Nonsense. Jesus was an eyewitness, and as i'm sure you know the story, he appeared to the disciples...so he was his own eyewitness...and then you have the eyewitnesses of Mary and the other women and not to mention John...all of them were standing by the cross of Jesus.
But I wouldn't expect you to know shit like that, Jenny. You don't look in to this stuff without trying to find ways to attack...but that is ok...that's what I'm here for.
(December 15, 2014 at 2:41 am)Jenny A Wrote: There was a belief certainly. There was also a belief in a number of other gods and other impossible things. So? We tell legend from fact in part by how long it takes to show up in writing and how it is told.
Oh, is that the criteria?
(December 15, 2014 at 2:41 am)Jenny A Wrote: The Gospels look like legend not fact by that standard. Or do you believe in Romulus and Remus. I don't.
What standard? How long it takes to show up in writing and how it is told? So you have some kind of authority to tell someone when they should write something?
(December 15, 2014 at 2:41 am)Jenny A Wrote: No. It happened pre-revolution when George cut down the cherry tree. Mentioning time or even era does not make it the work of a historian. Historians evaluate sources and don't conclude all sources are equally valid. Herodotus the Greek ( 484–425 BC), perhaps the very first historian, recognized the difference between hearsay and fact and that some sources are better than others. History has never looked back (pun intended).
Ok, so please enlighten me on why don't you think the Biblical narratives are recording history?
(December 15, 2014 at 2:41 am)Jenny A Wrote: I don't agree that there weren't people who probably would have written it down. But that doesn't matter. The point is that they didn't and so we don't have that evidence.
You don't know whether they did or they didn't, Jenny.
(December 15, 2014 at 2:41 am)Jenny A Wrote: Explaining why we don't have it isn't evidence that anything happened.
And explaining why we don't have it but SHOULD have it isn't evidence that it didn't happen.
(December 15, 2014 at 2:41 am)Jenny A Wrote: It does not make the thing itself more likely.

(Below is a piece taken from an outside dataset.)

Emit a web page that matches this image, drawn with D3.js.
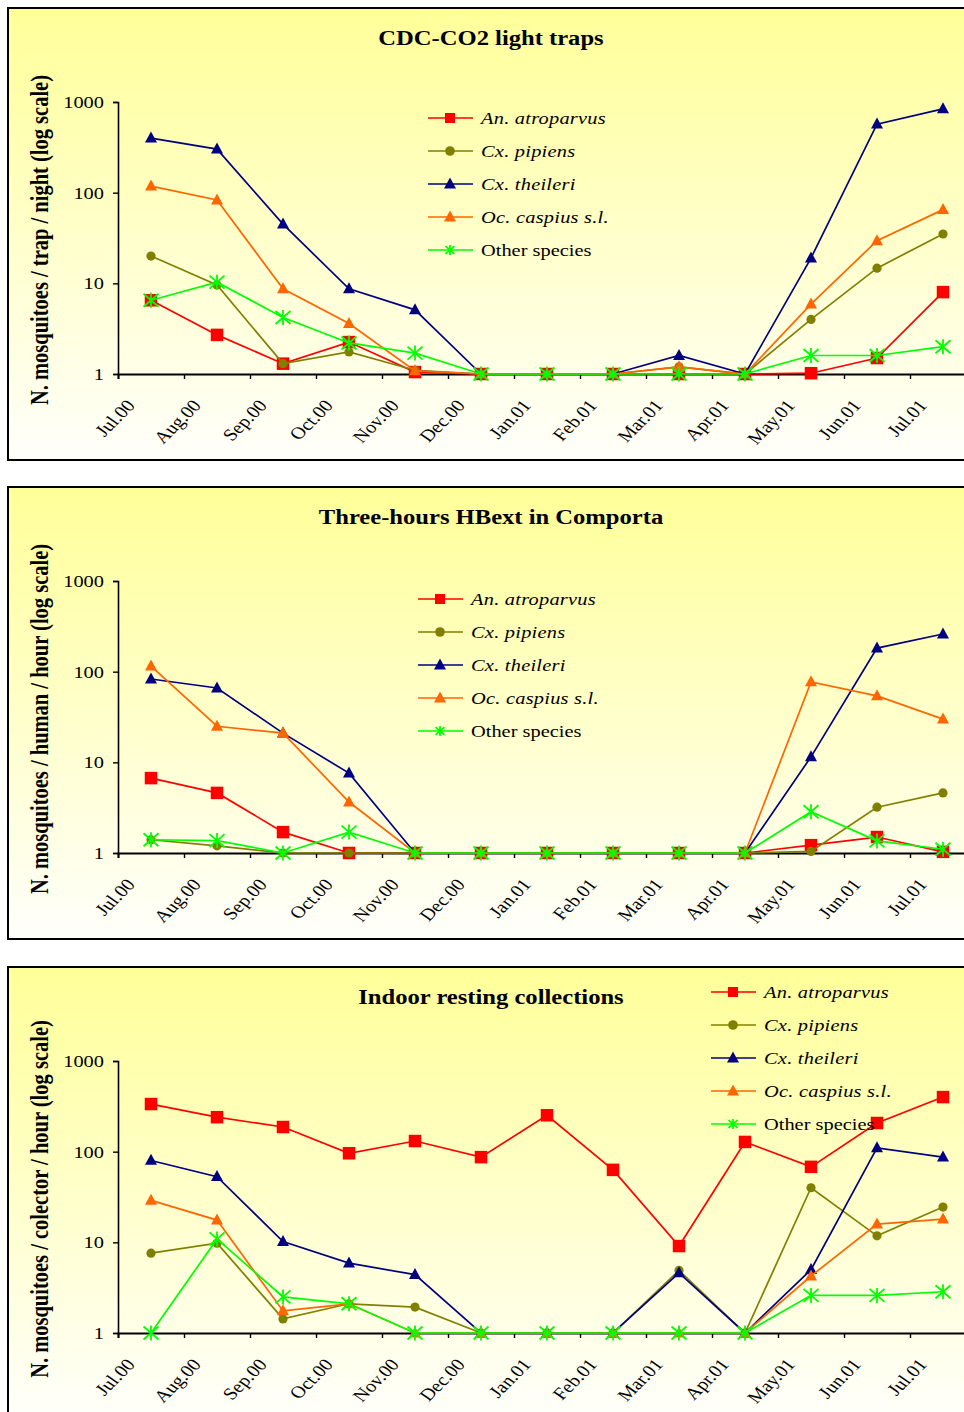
<!DOCTYPE html>
<html>
<head>
<meta charset="utf-8">
<script src="https://cdn.jsdelivr.net/npm/d3@7"></script>
<style>
  html, body { margin: 0; padding: 0; background: #ffffff; }
  svg { display: block; }
  text { font-family: "Liberation Serif", "Times New Roman", serif; fill: #000; }
</style>
</head>
<body>
<svg id="chart" width="964" height="1412"></svg>
<script>
// Months sampled (category axis)
const months = ["Jul.00","Aug.00","Sep.00","Oct.00","Nov.00","Dec.00","Jan.01","Feb.01","Mar.01","Apr.01","May.01","Jun.01","Jul.01"];
const species = ["An. atroparvus","Cx. pipiens","Cx. theileri","Oc. caspius s.l.","Other species"];
const yTicks = [1, 10, 100, 1000];

// CDC-CO2 light traps (mosquitoes / trap / night)
const cdcAtroparvus = [6.5, 2.7, 1.3, 2.25, 1.05, 1, 1, 1, 1, 1, 1.02, 1.5, 8];
const cdcPipiens    = [20, 9.6, 1.3, 1.75, 1.1, 1, 1, 1, 1.2, 1, 4, 14.7, 35];
const cdcTheileri   = [400, 302, 45, 8.7, 5.1, 1, 1, 1, 1.6, 1, 19, 570, 840];
const cdcCaspius    = [118, 83, 8.7, 3.6, 1.08, 1, 1, 1, 1.2, 1, 5.9, 29.5, 65];
const cdcOther      = [6.5, 10.3, 4.2, 2.2, 1.7, 1, 1, 1, 1, 1, 1.6, 1.6, 2];

// Three-hours human bait, Comporta (mosquitoes / human / hour)
const hbAtroparvus = [6.7, 4.6, 1.7, 1, 1, 1, 1, 1, 1, 1, 1.22, 1.5, 1.03];
const hbPipiens    = [1.4, 1.2, 1, 1, 1, 1, 1, 1, 1, 1, 1.04, 3.2, 4.6];
const hbTheileri   = [83, 66, 21, 7.6, 1, 1, 1, 1, 1, 1, 11.5, 182, 260];
const hbCaspius    = [115, 25, 21, 3.65, 1, 1, 1, 1, 1, 1, 77, 54, 30];
const hbOther      = [1.4, 1.37, 1, 1.7, 1, 1, 1, 1, 1, 1, 2.85, 1.36, 1.1];

// Indoor resting collections (mosquitoes / collector / hour)
const irAtroparvus = [335, 240, 187, 96, 131, 87, 252, 63, 9.1, 128, 68, 207, 400];
const irPipiens    = [7.6, 9.8, 1.43, 2.1, 1.93, 1, 1, 1, 4.9, 1, 40, 11.8, 24.5];
const irTheileri   = [80, 53, 10.2, 5.9, 4.4, 1, 1, 1, 4.6, 1, 5, 110, 87];
const irCaspius    = [29, 17.6, 1.75, 2.1, 1, 1, 1, 1, 1, 1, 4.25, 15.9, 18];
const irOther      = [1, 10.9, 2.5, 2.1, 1, 1, 1, 1, 1, 1, 2.6, 2.6, 2.85];

const panels = [
  { top: 8,   title: "CDC-CO2 light traps",
    ylabel: "N. mosquitoes / trap / night (log scale)",
    series: [cdcAtroparvus, cdcPipiens, cdcTheileri, cdcCaspius, cdcOther],
    legend: { x: 428, y: 110 } },
  { top: 487, title: "Three-hours HBext in Comporta",
    ylabel: "N. mosquitoes / human / hour (log scale)",
    series: [hbAtroparvus, hbPipiens, hbTheileri, hbCaspius, hbOther],
    legend: { x: 418, y: 112 } },
  { top: 967, title: "Indoor resting collections",
    ylabel: "N. mosquitoes / colector / hour (log scale)",
    series: [irAtroparvus, irPipiens, irTheileri, irCaspius, irOther],
    legend: { x: 711, y: 25 } }
];

const styles = [
  { color: "#ff0000", marker: "square",   legendScale: 0.8 },
  { color: "#808000", marker: "circle",   legendScale: 1.05 },
  { color: "#000080", marker: "triangle", legendScale: 1.0 },
  { color: "#ff6600", marker: "triangle", legendScale: 1.0 },
  { color: "#00ff00", marker: "star",     legendScale: 0.6 }
];

const SX = 1.2;                                   // horizontal glyph stretch
const ROT = -Math.atan(SX) * 180 / Math.PI;       // rotation that reads as 45° after stretch
const svg = d3.select("#chart");

const grad = svg.append("defs").append("linearGradient")
  .attr("id", "panelFill").attr("x1", 0).attr("y1", 0).attr("x2", 0).attr("y2", 1);
grad.append("stop").attr("offset", "0%").attr("stop-color", "#ffff99");
grad.append("stop").attr("offset", "100%").attr("stop-color", "#fffffb");

function drawMarker(g, type, color, x, y, k) {
  if (type === "square") {
    const s = 12.5 * k;
    g.append("rect").attr("x", x - s / 2).attr("y", y - s / 2).attr("width", s).attr("height", s)
      .attr("fill", color);
  } else if (type === "circle") {
    g.append("circle").attr("cx", x).attr("cy", y).attr("r", 4.6 * k).attr("fill", color);
  } else if (type === "triangle") {
    const w = 12 * k, h = 11 * k;
    g.append("path")
      .attr("d", `M${x},${y - h * 0.6}L${x + w / 2},${y + h * 0.4}L${x - w / 2},${y + h * 0.4}Z`)
      .attr("fill", color);
  } else if (type === "star") {
    const a = 7.5 * k, b = 6.5 * k;
    g.append("path")
      .attr("d", `M${x - a},${y - b}L${x + a},${y + b}M${x - a},${y + b}L${x + a},${y - b}M${x},${y - b - 1}L${x},${y + b + 1}`)
      .attr("stroke", color).attr("stroke-width", 1.8).attr("fill", "none");
  }
}

panels.forEach(p => {
  const g = svg.append("g");
  const top = p.top;
  const x0 = 118, band = 66;

  g.append("rect").attr("x", 8).attr("y", top).attr("width", 980).attr("height", 452)
    .attr("fill", "url(#panelFill)").attr("stroke", "#000").attr("stroke-width", 2);

  const x = d3.scaleBand().domain(months).range([x0, x0 + band * months.length]).padding(0);
  const y = d3.scaleLog().domain([1, 1000]).range([top + 366, top + 94]);
  const cx = m => x(m) + x.bandwidth() / 2;

  // title
  g.append("text")
    .attr("transform", `translate(491,${top + 37}) scale(${SX},1)`)
    .attr("text-anchor", "middle").attr("font-weight", "bold").attr("font-size", 20.5)
    .text(p.title);

  // y axis title
  g.append("text")
    .attr("transform", `translate(48,${top + 232}) scale(${SX},1) rotate(-90)`)
    .attr("text-anchor", "middle").attr("font-weight", "bold").attr("font-size", 20.5)
    .text(p.ylabel);

  // y axis
  const yAxis = d3.axisLeft(y).tickValues(yTicks).tickSize(5).tickFormat(d3.format("d"));
  const ya = g.append("g").attr("transform", `translate(${x0},0)`).call(yAxis);
  ya.select(".domain").attr("stroke", "#000").attr("stroke-width", 1.6);
  ya.selectAll(".tick line").attr("stroke", "#000").attr("stroke-width", 1.4);
  ya.selectAll(".tick text").remove();
  yTicks.forEach(v => {
    g.append("text")
      .attr("transform", `translate(104,${y(v) + 6}) scale(${SX},1)`)
      .attr("text-anchor", "end").attr("font-size", 17)
      .text(d3.format("d")(v));
  });

  // x axis: ticks on category boundaries, labels at category centres
  const xb = d3.scaleLinear().domain([0, months.length]).range([x0, x0 + band * months.length]);
  const xAxis = d3.axisBottom(xb).tickValues(d3.range(0, months.length + 1)).tickSize(5).tickFormat("");
  const xa = g.append("g").attr("transform", `translate(0,${y(1)})`).call(xAxis);
  xa.select(".domain").attr("stroke", "#000").attr("stroke-width", 2);
  xa.selectAll(".tick line").attr("stroke", "#000").attr("stroke-width", 1.4);
  months.forEach(m => {
    g.append("text")
      .attr("transform", `translate(${cx(m) - 15},${y(1) + 32}) scale(${SX},1) rotate(${ROT})`)
      .attr("text-anchor", "end").attr("font-size", 17)
      .text(m);
  });

  // series
  const line = d3.line().x((d, i) => cx(months[i])).y(d => y(d));
  p.series.forEach((vals, si) => {
    const st = styles[si];
    const sg = g.append("g");
    sg.append("path").datum(vals).attr("d", line)
      .attr("fill", "none").attr("stroke", st.color).attr("stroke-width", 1.7);
    vals.forEach((v, i) => drawMarker(sg, st.marker, st.color, cx(months[i]), y(v), 1));
  });

  // legend
  species.forEach((name, si) => {
    const st = styles[si];
    const ly = top + p.legend.y + si * 33;
    const lg = g.append("g");
    lg.append("line").attr("x1", p.legend.x).attr("x2", p.legend.x + 45)
      .attr("y1", ly).attr("y2", ly).attr("stroke", st.color).attr("stroke-width", 1.7);
    drawMarker(lg, st.marker, st.color, p.legend.x + 22, ly, st.legendScale);
    lg.append("text")
      .attr("transform", `translate(${p.legend.x + 53},${ly + 6}) scale(${SX},1)`)
      .attr("font-size", 17)
      .attr("font-style", si < 4 ? "italic" : "normal")
      .attr("letter-spacing", si < 4 ? 0.2 : 0)
      .text(name);
  });
});
</script>
</body>
</html>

It doesn't make it more unlikely either.
(December 15, 2014 at 2:41 am)Jenny A Wrote: If people can't write, it doesn't make it anymore likely that they would have seen something they couldn't have written about. It doesn't make it less likely. It's irrelevant to whether the thing happened.
I completely agree...but if the people couldn't write, it should come as to no surprise as to why they didn't write things down...you are the one that keep bringing up this whole "they would have written it" thing up, not me. You are demanding a certain kind of evidence that seems improbable based on background knowledge.

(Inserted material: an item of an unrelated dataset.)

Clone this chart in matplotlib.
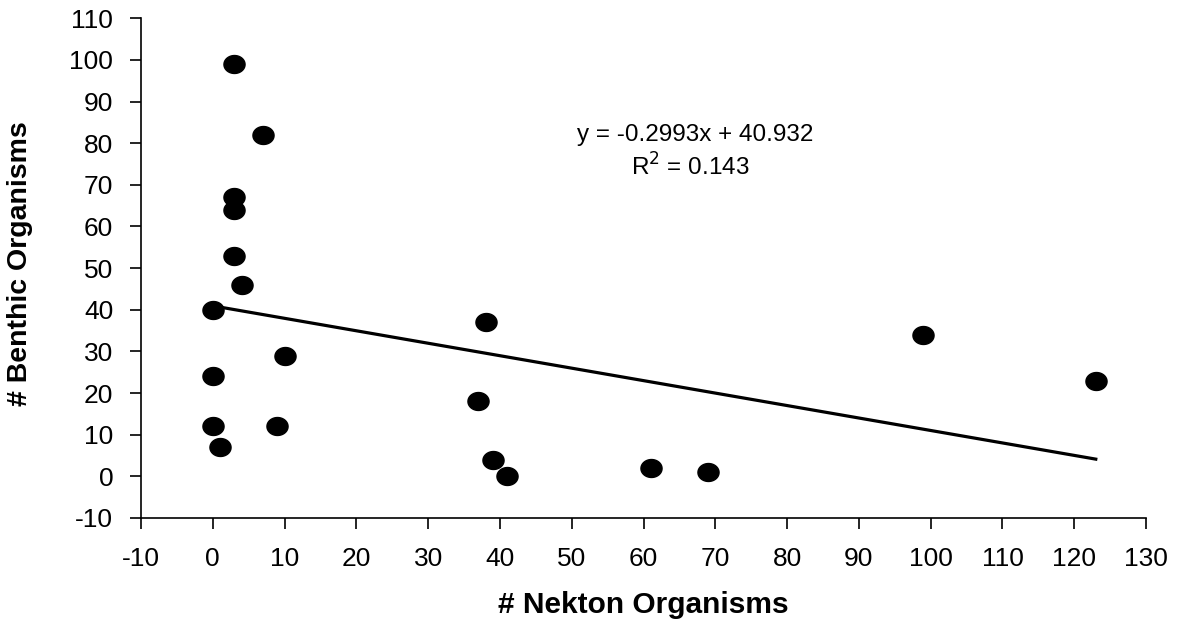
import numpy as np
import matplotlib
matplotlib.use("Agg")
import matplotlib.pyplot as plt
from matplotlib.path import Path

# nekton vs benthic counts
nekton = [3, 7, 3, 3, 3, 4, 0, 10, 0, 0, 9, 1, 38, 37, 39, 41, 61, 69, 99, 123]
benthic = [99, 82, 67, 64, 53, 46, 40, 29, 24, 12, 12, 7, 37, 18, 4, 0, 2, 1, 34, 23]
slope = -0.2993
intercept = 40.932
r2 = 0.143

plt.rcParams['font.family'] = ['Liberation Sans', 'DejaVu Sans']
plt.rcParams['axes.unicode_minus'] = False

# slightly flattened dot like the excel marker
t = np.linspace(0, 2*np.pi, 60)
ell = Path(np.column_stack([np.cos(t), 0.85*np.sin(t)]), closed=True)

fig = plt.figure(figsize=(11.86, 6.24), dpi=100)
ax = fig.add_axes([0.1189, 0.170, 0.8474, 0.8007])

ax.plot(nekton, benthic, linestyle='none', marker=ell, markersize=15.2,
        color='black', zorder=3)

xl = np.array([min(nekton), max(nekton)])
ax.plot(xl, slope*xl + intercept, color='black', lw=2.3, zorder=2)

ax.text(0.551, 0.767, 'y = %.4fx + %.3f' % (slope, intercept), transform=ax.transAxes,
        ha='center', va='center', fontsize=17.5)
ax.text(0.546, 0.703, r'R$^2$ = %.3f' % r2, transform=ax.transAxes,
        ha='center', va='center', fontsize=17.5)

ax.set_xlim(-10, 130)
ax.set_ylim(-10, 110)
ax.set_xticks(np.arange(-10, 131, 10))
ax.set_yticks(np.arange(-10, 111, 10))
ax.tick_params(direction='out', length=8, width=1.2, labelsize=19)
ax.tick_params(axis='x', pad=13)
ax.tick_params(axis='y', pad=12)
ax.spines['top'].set_visible(False)
ax.spines['right'].set_visible(False)
ax.spines['left'].set_linewidth(1.2)
ax.spines['bottom'].set_linewidth(1.2)

ax.set_xlabel('# Nekton Organisms', fontsize=21.5, fontweight='bold')
ax.set_ylabel('# Benthic Organisms', fontsize=20.5, fontweight='bold')
ax.xaxis.set_label_coords(0.5, -0.147)
ax.yaxis.set_label_coords(-0.107, 0.508)

fig.savefig('out.png', dpi=100)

(December 15, 2014 at 2:41 am)Jenny A Wrote: The events that are supposed to have caused all the talk and belief were supposed to have happened in Jerusalem. Yet it remained as you say, Jewish. Damning that.
Yeah but the bulk of the original converts were previously Jewish
(December 15, 2014 at 2:41 am)Jenny A Wrote: BTW Good job lying about distance. Corinth is less than nine hundred miles from Jerusalem. By road it was about 1,200 miles. Exaggerate much?
How am I lying when I gave the link from which I got the information. Did you even look at the damn thing?
Below is a direct quote from the link...so if you have beef with that, take that up with them.
There are 816.33 mi between Korinthos and Jerusalem and there are 1,913.45 by road.
(December 15, 2014 at 2:41 am)Jenny A Wrote: And Paul traveled there from Jerusalem on foot according to your bible. So?
I don't know about the traveling on foot thing, but even if he did, so?
(December 15, 2014 at 2:41 am)Jenny A Wrote: He established churches.
So?
(December 15, 2014 at 2:41 am)Jenny A Wrote: How many Christians were there?
Were there where? In Corinth? Don't know.
(December 15, 2014 at 2:41 am)Jenny A Wrote: And why do distant churches prove anything about what happened in Jerusalem?
Because it shows just how far the belief spread and in what amount of time it spread it, duh.